Folky singer-songwriter Grace Petrie (below) has captured the spirit of struggle against Cameron's "broken Britain" better than anyone else. Her third album, Love Is My Rebellion (www.gracepetrie.com) is further evidence of an artist at the top of her game.

Broadsides about our duplicitous political class on We're All In It Together and Thatcher's funeral on Bonfires In The Street sit alongside ultra-personal stories of hurt and heartbreak.

The politics are right on but it's songs like the pathos-filled Good Luck With It All, directed at a friend who's had to move back in with their parents, that make you realise Petrie is a very special talent.

With 2014 set to become a year-long political fight over the meaning of the first world war, the two-disc Gentle Men (Irregular Records) is a timely record indeed.
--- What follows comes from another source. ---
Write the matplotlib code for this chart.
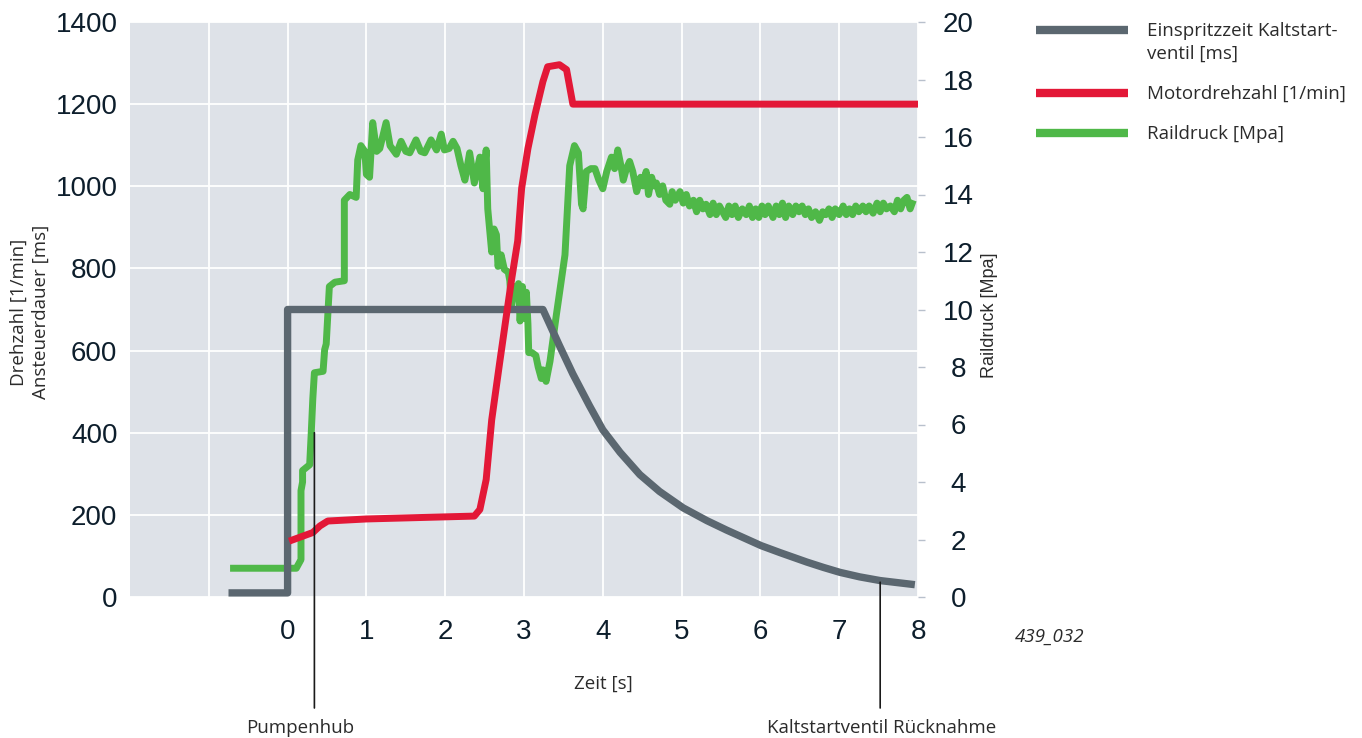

The story of Robb Johnson's two grandfathers and their experiences surviving in the trenches is a brilliant slice of social history. First released in 1997, folk singer-songwriter Johnson brought the performers - Jude Abbott, Roy Bailey, Jenny Carr, John Forrester and Barb Jungr - together again and updated the ending to include Britain's current occupation of Afghanistan.

Like Johnson, 27-year-old Swede Anna Von Hausswolf is currently working at the margins of the mainstream. But if there is any justice her astonishing new album Ceremony (City Slang) will change this. With a deep, ethereal church organ taking centre stage and Cocteau Twins-style atmospherics it's a captivating and mysterious 60 minutes of music.

Slow-burning songs like Deathbed and the pulsing Mountains Crave suggest she's aiming for the moon- and getting pretty close. Expansive and emotional, Von Hausswolf can rightly take her place alongside other fantastical songwriters like Joanna Newsom and Kate Bush.